Rows:
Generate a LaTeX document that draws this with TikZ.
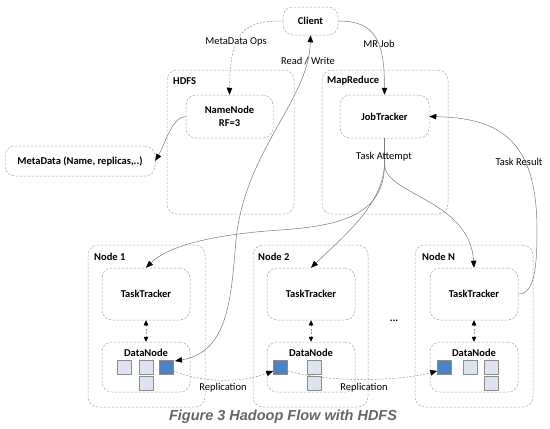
\documentclass[tikz,border=0pt]{standalone}
\usepackage{fontspec}
\setmainfont{Carlito}
\newfontfamily\capfont{Liberation Sans}
\usetikzlibrary{arrows.meta,calc}
\definecolor{boxline}{HTML}{ABABAB}
\definecolor{conn}{HTML}{7A7A7A}
\definecolor{lightsq}{HTML}{DDE3F1}
\definecolor{bluesq}{HTML}{4F81C6}
\definecolor{sqline}{HTML}{8C8C8C}
\definecolor{captiongray}{HTML}{666666}
\tikzset{
  x=1pt,y=-1pt,
  every node/.style={font=\fontsize{10.5}{12}\selectfont, inner sep=0pt},
  dbox/.style={draw=boxline, dash pattern=on 2.5pt off 1.5pt, rounded corners=10pt, line width=0.5pt},
  bold/.style={font=\fontsize{10.5}{12}\selectfont\bfseries},
  conline/.style={draw=conn, line width=0.5pt},
  dline/.style={draw=conn!80, line width=0.5pt, dash pattern=on 2pt off 1.5pt},
  tip/.style={-{Triangle[length=7pt,width=5.5pt,color=black]}},
  tips/.style={{Triangle[length=7pt,width=5.5pt,color=black]}-{Triangle[length=7pt,width=5.5pt,color=black]}},
  stips/.style={{Triangle[length=5pt,width=4.5pt,color=black]}-{Triangle[length=5pt,width=4.5pt,color=black]}},
  lsq/.style={draw=sqline, fill=lightsq, minimum size=14pt, line width=0.5pt},
  bsq/.style={draw=sqline, fill=bluesq, minimum size=14pt, line width=0.5pt},
}
\begin{document}
\begin{tikzpicture}
\useasboundingbox (0,0) rectangle (550,429);
% outer containers
\node[dbox, minimum width=127pt, minimum height=144pt] (hdfs) at (230.5,142) {};
\node[dbox, minimum width=126pt, minimum height=144pt] (mr) at (385,142) {};
\node[dbox, minimum width=117pt, minimum height=162pt] (node1) at (146.5,326) {};
\node[dbox, minimum width=115pt, minimum height=162pt] (node2) at (310.5,326) {};
\node[dbox, minimum width=118pt, minimum height=162pt] (noden) at (474,326) {};
% container labels
\node[bold, anchor=west] (hdfsl) at (173,81) {HDFS};
\node[bold, anchor=west] (mrl) at (327,81) {MapReduce};
\node[bold, anchor=west] (n1l) at (94,257) {Node 1};
\node[bold, anchor=west] (n2l) at (258,257) {Node 2};
\node[bold, anchor=west] (nnl) at (422,257) {Node N};
% inner nodes
\node[dbox, bold, minimum width=55pt, minimum height=28pt] (client) at (310.5,21) {Client};
\node[dbox, bold, minimum width=87pt, minimum height=43pt, align=center] (nn) at (229.5,116.5) {NameNode\\[1pt]RF=3};
\node[dbox, bold, minimum width=150pt, minimum height=30pt] (md) at (80,161) {MetaData (Name, replicas,..)};
\node[dbox, bold, minimum width=89pt, minimum height=43pt] (jt) at (384.5,116.5) {JobTracker};
\node[dbox, bold, minimum width=88pt, minimum height=52pt] (tt1) at (146,294) {TaskTracker};
\node[dbox, bold, minimum width=88pt, minimum height=52pt] (tt2) at (311,294) {TaskTracker};
\node[dbox, bold, minimum width=88pt, minimum height=52pt] (ttn) at (474,294) {TaskTracker};
\node[dbox, minimum width=88pt, minimum height=50pt] (dn1) at (146,367) {};
\node[dbox, minimum width=88pt, minimum height=50pt] (dn2) at (311,367) {};
\node[dbox, minimum width=88pt, minimum height=50pt] (dnn) at (474,367) {};
\node[bold] (dn1l) at (146,353) {DataNode};
\node[bold] (dn2l) at (311,353) {DataNode};
\node[bold] (dnnl) at (474,353) {DataNode};
% blocks
\node[lsq] (a1) at (124,367.5) {};
\node[lsq] (a2) at (146,367.5) {};
\node[bsq] (b1) at (166,367.5) {};
\node[lsq] (a3) at (146,383) {};
\node[bsq] (b2) at (280.5,367.5) {};
\node[lsq] (c1) at (314,367.5) {};
\node[lsq] (c2) at (314,383) {};
\node[bsq] (bn) at (444.5,367.5) {};
\node[lsq] (d1) at (470,367.5) {};
\node[lsq] (d2) at (491,367.5) {};
\node[lsq] (d3) at (491,383) {};
\node (dots) at (394,321) {\textbf{...}};
% connectors
\coordinate (rw) at (175,361);
\coordinate (ta) at (384.5,165);
\draw[dline, tip] (client.west) .. controls (245,21) and (230,30) .. (nn.north);
\node[fill=white, inner sep=1pt] (mdo) at (236,42) {MetaData Ops};
\draw[conline, tip] (client.east) .. controls (375,21) and (384.5,40) .. (jt.north);
\node (mrj) at (379,44) {MR Job};
\draw[conline, tips] (client.south) .. controls (309,100) and (245,150) .. (236,240) .. controls (231,300) and (228,352) .. (rw);
\node (rwl) at (308,61) {Read / Write};
\draw[conline, tip] (nn.west) .. controls (172,117) and (166,142) .. (md.east);
\draw[conline] (jt.south) -- (ta);
\draw[conline, tip] (ta) .. controls (384,215) and (340,226) .. (280,230) .. controls (220,234) and (170,244) .. (tt1.north);
\draw[conline, tip] (ta) .. controls (382,205) and (345,235) .. (tt2.north);
\draw[conline, tip] (ta) .. controls (386,195) and (470,200) .. (ttn.north);
\node (tal) at (384,157) {Task Attempt};
\draw[conline, tip] (ttn.east) .. controls (534,294) and (537,270) .. (537,230) .. controls (537,140) and (500,118) .. (jt.east);
\node (trl) at (519,162) {Task Result};
\draw[dline, stips] (tt1.south) -- (dn1.north);
\draw[dline, stips] (tt2.south) -- (dn2.north);
\draw[dline, stips] (ttn.south) -- (dnn.north);
\draw[dline, tip] (b1.-25) .. controls (205,384) and (245,382) .. (b2.205);
\draw[dline, tip] (b2.-25) .. controls (335,384) and (405,380) .. (bn.205);
\node (rep1) at (223,388) {Replication};
\node (rep2) at (364,388) {Replication};
\node[font=\capfont\fontsize{14.5}{16}\selectfont\bfseries\itshape, text=captiongray] (cap) at (283,417) {Figure 3 Hadoop Flow with HDFS};
\end{tikzpicture}
\end{document}
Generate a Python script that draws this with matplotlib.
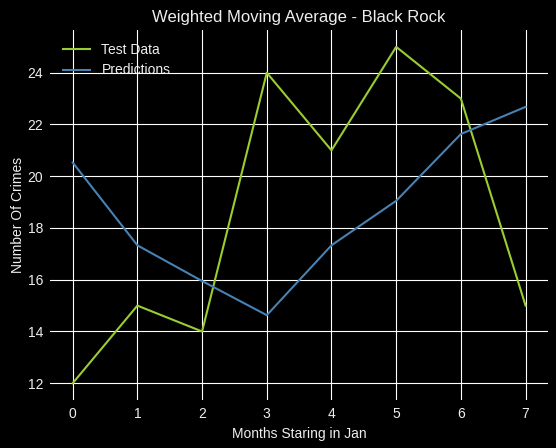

Work to do:
Copy the records exactly. Skip the pictures.

Exercise result:
Generate a LaTeX document that draws this with TikZ.
\documentclass[tikz,border=0pt]{standalone}
\usepackage{fontspec}
\setmainfont{Carlito}
\newfontfamily\capfont{Liberation Sans}
\usetikzlibrary{arrows.meta,calc}
\definecolor{boxline}{HTML}{ABABAB}
\definecolor{conn}{HTML}{7A7A7A}
\definecolor{lightsq}{HTML}{DDE3F1}
\definecolor{bluesq}{HTML}{4F81C6}
\definecolor{sqline}{HTML}{8C8C8C}
\definecolor{captiongray}{HTML}{666666}
\tikzset{
  x=1pt,y=-1pt,
  every node/.style={font=\fontsize{10.5}{12}\selectfont, inner sep=0pt},
  dbox/.style={draw=boxline, dash pattern=on 2.5pt off 1.5pt, rounded corners=10pt, line width=0.5pt},
  bold/.style={font=\fontsize{10.5}{12}\selectfont\bfseries},
  conline/.style={draw=conn, line width=0.5pt},
  dline/.style={draw=conn!80, line width=0.5pt, dash pattern=on 2pt off 1.5pt},
  tip/.style={-{Triangle[length=7pt,width=5.5pt,color=black]}},
  tips/.style={{Triangle[length=7pt,width=5.5pt,color=black]}-{Triangle[length=7pt,width=5.5pt,color=black]}},
  stips/.style={{Triangle[length=5pt,width=4.5pt,color=black]}-{Triangle[length=5pt,width=4.5pt,color=black]}},
  lsq/.style={draw=sqline, fill=lightsq, minimum size=14pt, line width=0.5pt},
  bsq/.style={draw=sqline, fill=bluesq, minimum size=14pt, line width=0.5pt},
}
\begin{document}
\begin{tikzpicture}
\useasboundingbox (0,0) rectangle (550,429);
% outer containers
\node[dbox, minimum width=127pt, minimum height=144pt] (hdfs) at (230.5,142) {};
\node[dbox, minimum width=126pt, minimum height=144pt] (mr) at (385,142) {};
\node[dbox, minimum width=117pt, minimum height=162pt] (node1) at (146.5,326) {};
\node[dbox, minimum width=115pt, minimum height=162pt] (node2) at (310.5,326) {};
\node[dbox, minimum width=118pt, minimum height=162pt] (noden) at (474,326) {};
% container labels
\node[bold, anchor=west] (hdfsl) at (173,81) {HDFS};
\node[bold, anchor=west] (mrl) at (327,81) {MapReduce};
\node[bold, anchor=west] (n1l) at (94,257) {Node 1};
\node[bold, anchor=west] (n2l) at (258,257) {Node 2};
\node[bold, anchor=west] (nnl) at (422,257) {Node N};
% inner nodes
\node[dbox, bold, minimum width=55pt, minimum height=28pt] (client) at (310.5,21) {Client};
\node[dbox, bold, minimum width=87pt, minimum height=43pt, align=center] (nn) at (229.5,116.5) {NameNode\\[1pt]RF=3};
\node[dbox, bold, minimum width=150pt, minimum height=30pt] (md) at (80,161) {MetaData (Name, replicas,..)};
\node[dbox, bold, minimum width=89pt, minimum height=43pt] (jt) at (384.5,116.5) {JobTracker};
\node[dbox, bold, minimum width=88pt, minimum height=52pt] (tt1) at (146,294) {TaskTracker};
\node[dbox, bold, minimum width=88pt, minimum height=52pt] (tt2) at (311,294) {TaskTracker};
\node[dbox, bold, minimum width=88pt, minimum height=52pt] (ttn) at (474,294) {TaskTracker};
\node[dbox, minimum width=88pt, minimum height=50pt] (dn1) at (146,367) {};
\node[dbox, minimum width=88pt, minimum height=50pt] (dn2) at (311,367) {};
\node[dbox, minimum width=88pt, minimum height=50pt] (dnn) at (474,367) {};
\node[bold] (dn1l) at (146,353) {DataNode};
\node[bold] (dn2l) at (311,353) {DataNode};
\node[bold] (dnnl) at (474,353) {DataNode};
% blocks
\node[lsq] (a1) at (124,367.5) {};
\node[lsq] (a2) at (146,367.5) {};
\node[bsq] (b1) at (166,367.5) {};
\node[lsq] (a3) at (146,383) {};
\node[bsq] (b2) at (280.5,367.5) {};
\node[lsq] (c1) at (314,367.5) {};
\node[lsq] (c2) at (314,383) {};
\node[bsq] (bn) at (444.5,367.5) {};
\node[lsq] (d1) at (470,367.5) {};
\node[lsq] (d2) at (491,367.5) {};
\node[lsq] (d3) at (491,383) {};
\node (dots) at (394,321) {\textbf{...}};
% connectors
\coordinate (rw) at (175,361);
\coordinate (ta) at (384.5,165);
\draw[dline, tip] (client.west) .. controls (245,21) and (230,30) .. (nn.north);
\node[fill=white, inner sep=1pt] (mdo) at (236,42) {MetaData Ops};
\draw[conline, tip] (client.east) .. controls (375,21) and (384.5,40) .. (jt.north);
\node (mrj) at (379,44) {MR Job};
\draw[conline, tips] (client.south) .. controls (309,100) and (245,150) .. (236,240) .. controls (231,300) and (228,352) .. (rw);
\node (rwl) at (308,61) {Read / Write};
\draw[conline, tip] (nn.west) .. controls (172,117) and (166,142) .. (md.east);
\draw[conline] (jt.south) -- (ta);
\draw[conline, tip] (ta) .. controls (384,215) and (340,226) .. (280,230) .. controls (220,234) and (170,244) .. (tt1.north);
\draw[conline, tip] (ta) .. controls (382,205) and (345,235) .. (tt2.north);
\draw[conline, tip] (ta) .. controls (386,195) and (470,200) .. (ttn.north);
\node (tal) at (384,157) {Task Attempt};
\draw[conline, tip] (ttn.east) .. controls (534,294) and (537,270) .. (537,230) .. controls (537,140) and (500,118) .. (jt.east);
\node (trl) at (519,162) {Task Result};
\draw[dline, stips] (tt1.south) -- (dn1.north);
\draw[dline, stips] (tt2.south) -- (dn2.north);
\draw[dline, stips] (ttn.south) -- (dnn.north);
\draw[dline, tip] (b1.-25) .. controls (205,384) and (245,382) .. (b2.205);
\draw[dline, tip] (b2.-25) .. controls (335,384) and (405,380) .. (bn.205);
\node (rep1) at (223,388) {Replication};
\node (rep2) at (364,388) {Replication};
\node[font=\capfont\fontsize{14.5}{16}\selectfont\bfseries\itshape, text=captiongray] (cap) at (283,417) {Figure 3 Hadoop Flow with HDFS};
\end{tikzpicture}
\end{document}
Generate a Python script that draws this with matplotlib.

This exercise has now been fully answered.